The process of career selection is an important task for adolescents of all social class backgrounds. Both psychological and external socioeconomic supports and barriers frequently limit adolescents from choosing or even considering a number of occupations in which they could be happy and fulfilled. Bandura’s highly influential Social Cognitive Theory (1986), as well as the more specific Social Cognitive Career Theory (Lent, Brown, & Hackett, 1994), both do a commendable job of explaining this phenomenon, despite a lack of attention to social class identity. Combining Bandura’s work with that of another prominent theorist such as Erikson could direct future researchers towards a more thorough understanding of this phenomenon.

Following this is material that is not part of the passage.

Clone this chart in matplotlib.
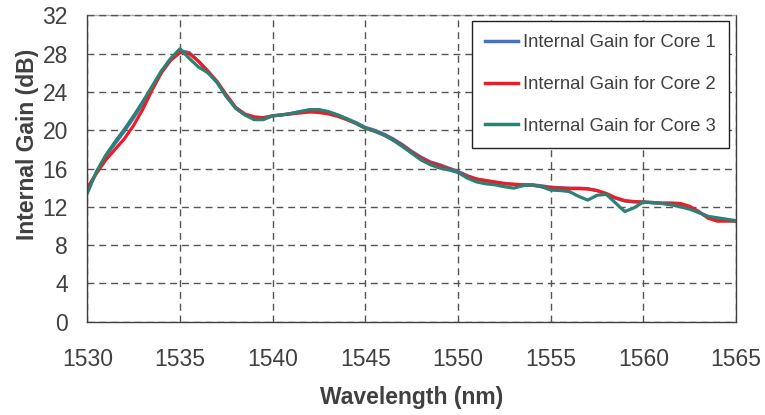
import matplotlib
matplotlib.use("Agg")
import matplotlib.pyplot as plt
import numpy as np

plt.rcParams['font.family'] = ['Liberation Sans', 'DejaVu Sans']

wavelength = [1530.0, 1530.5, 1531.0, 1531.5, 1532.0, 1532.5, 1533.0, 1533.5, 1534.0, 1534.5,
              1535.0, 1535.5, 1536.0, 1536.5, 1537.0, 1537.5, 1538.0, 1538.5, 1539.0, 1539.5,
              1540.0, 1540.5, 1541.0, 1541.5, 1542.0, 1542.5, 1543.0, 1543.5, 1544.0, 1544.5,
              1545.0, 1545.5, 1546.0, 1546.5, 1547.0, 1547.5, 1548.0, 1548.5, 1549.0, 1549.5,
              1550.0, 1550.5, 1551.0, 1551.5, 1552.0, 1552.5, 1553.0, 1553.5, 1554.0, 1554.5,
              1555.0, 1555.5, 1556.0, 1556.5, 1557.0, 1557.5, 1558.0, 1558.5, 1559.0, 1559.5,
              1560.0, 1560.5, 1561.0, 1561.5, 1562.0, 1562.5, 1563.0, 1563.5, 1564.0, 1564.5,
              1565.0]

core1 = [13.8, 15.6, 17.3, 18.6, 19.9, 21.3, 22.8, 24.5, 26.1, 27.4,
         28.3, 28.1, 27.2, 26.1, 25.0, 23.6, 22.3, 21.6, 21.3, 21.3,
         21.5, 21.6, 21.75, 21.95, 22.1, 22.1, 21.9, 21.6, 21.2, 20.8,
         20.3, 20.0, 19.6, 19.1, 18.5, 17.8, 17.2, 16.7, 16.4, 16.05,
         15.7, 15.25, 14.9, 14.7, 14.55, 14.4, 14.35, 14.3, 14.3, 14.2,
         14.05, 14.0, 13.95, 13.95, 13.9, 13.7, 13.3, 12.9, 12.6, 12.5,
         12.5, 12.4, 12.35, 12.3, 12.2, 11.9, 11.4, 10.95, 10.75, 10.65,
         10.5]

core2 = [14.0, 15.5, 16.9, 18.0, 19.1, 20.5, 22.2, 24.2, 26.0, 27.3,
         28.1, 28.0, 27.2, 26.2, 25.1, 23.7, 22.4, 21.7, 21.4, 21.3,
         21.5, 21.6, 21.7, 21.8, 21.9, 21.85, 21.7, 21.45, 21.1, 20.7,
         20.2, 19.9, 19.5, 19.0, 18.4, 17.7, 17.1, 16.6, 16.3, 15.95,
         15.6, 15.2, 14.9, 14.75, 14.6, 14.45, 14.35, 14.3, 14.25, 14.1,
         14.0, 13.95, 13.9, 13.9, 13.85, 13.7, 13.4, 12.95, 12.65, 12.55,
         12.5, 12.45, 12.4, 12.4, 12.35, 12.05, 11.5, 10.8, 10.5, 10.5,
         10.5]

core3 = [13.4, 15.7, 17.4, 18.8, 20.1, 21.5, 23.0, 24.6, 26.2, 27.5,
         28.5, 27.5, 26.6, 26.0, 25.0, 23.5, 22.3, 21.6, 21.1, 21.1,
         21.5, 21.6, 21.75, 21.95, 22.15, 22.15, 21.95, 21.6, 21.2, 20.7,
         20.2, 19.9, 19.5, 18.95, 18.3, 17.6, 16.9, 16.4, 16.05, 15.85,
         15.6, 15.0, 14.6, 14.4, 14.3, 14.1, 13.95, 14.2, 14.3, 14.1,
         13.75, 13.7, 13.6, 13.1, 12.7, 13.2, 13.3, 12.4, 11.5, 11.9,
         12.5, 12.45, 12.35, 12.2, 12.0, 11.75, 11.4, 11.0, 10.85, 10.7,
         10.55]

labels = ['Internal Gain for Core 1', 'Internal Gain for Core 2', 'Internal Gain for Core 3']
colors = ['#4472C4', '#EE1C25', '#2E8075']
x_ticks = [1530, 1535, 1540, 1545, 1550, 1555, 1560, 1565]
y_ticks = [0, 4, 8, 12, 16, 20, 24, 28, 32]

fig = plt.figure(figsize=(7.65, 4.15), dpi=100)
ax = fig.add_axes([87.3/765, 1-321.7/415, (736-87.3)/765, (321.7-15.3)/415])

for ys, lab, c in zip([core1, core2, core3], labels, colors):
    ax.plot(wavelength, ys, color=c, lw=2.3, label=lab, solid_joinstyle='round')

ax.set_xlim(1530, 1565)
ax.set_ylim(0, 32)
ax.set_xticks(x_ticks)
ax.set_yticks(y_ticks)
ax.grid(True, color='#555555', lw=1.0, ls=(0, (5, 3.5)))
ax.set_axisbelow(True)
ax.tick_params(length=0, labelsize=16.5, colors='#404040')
ax.tick_params(axis='x', pad=19)
ax.tick_params(axis='y', pad=14)

for s in ['left', 'bottom', 'right']:
    ax.spines[s].set_color('#404040')
    ax.spines[s].set_linewidth(1.0)
ax.spines['top'].set_visible(False)
ax.axhline(32, color='#555555', lw=1.0, ls=(0, (5, 3.5)), gapcolor='#aaaaaa', clip_on=False, zorder=3)

ax.set_xlabel('Wavelength (nm)', fontsize=16.5, fontweight='bold', color='#404040')
ax.set_ylabel('Internal Gain (dB)', fontsize=16.5, fontweight='bold', color='#404040')
ax.xaxis.set_label_coords(0.5, -0.21)
ax.yaxis.set_label_coords(-0.0745, 0.58)

leg = ax.legend(loc='upper right', bbox_to_anchor=(0.989, 0.981), borderaxespad=0,
                fontsize=13.3, frameon=True, fancybox=False, framealpha=1,
                edgecolor='#222222', labelspacing=1.35, handlelength=1.75,
                handletextpad=0.3, borderpad=0.7)
leg.get_frame().set_linewidth(1.0)
for t in leg.get_texts():
    t.set_color('#404040')
for l in leg.get_lines():
    l.set_linewidth(2.5)

fig.savefig('out.png', dpi=100)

In a recent issue of APA’s Monitor on Psychology, an article appeared entitled “The theory heard ‘round the world”. The theory was Bandura’s Social-Cognitive Theory (1986), and its effects have indeed been global. The principles in that theory have been used in Mexican soap operas in order to model for viewers the benefits of safe, protected sex, and in African nations to raise awareness about HIV and how it is contracted (Smith, 2002). Bandura’s conceptualization of vicarious learning and self-efficacy could be just as effectively utilized in the study of career development. While on a different scale, the possible implications of limiting career options are far-reaching for our society as well. By limiting privileged adolescents to privileged careers, and lower social class adolescents to working class careers, we also maintain a social class hierarchy where it is often the case that the rich stay rich, and the poor stay poor.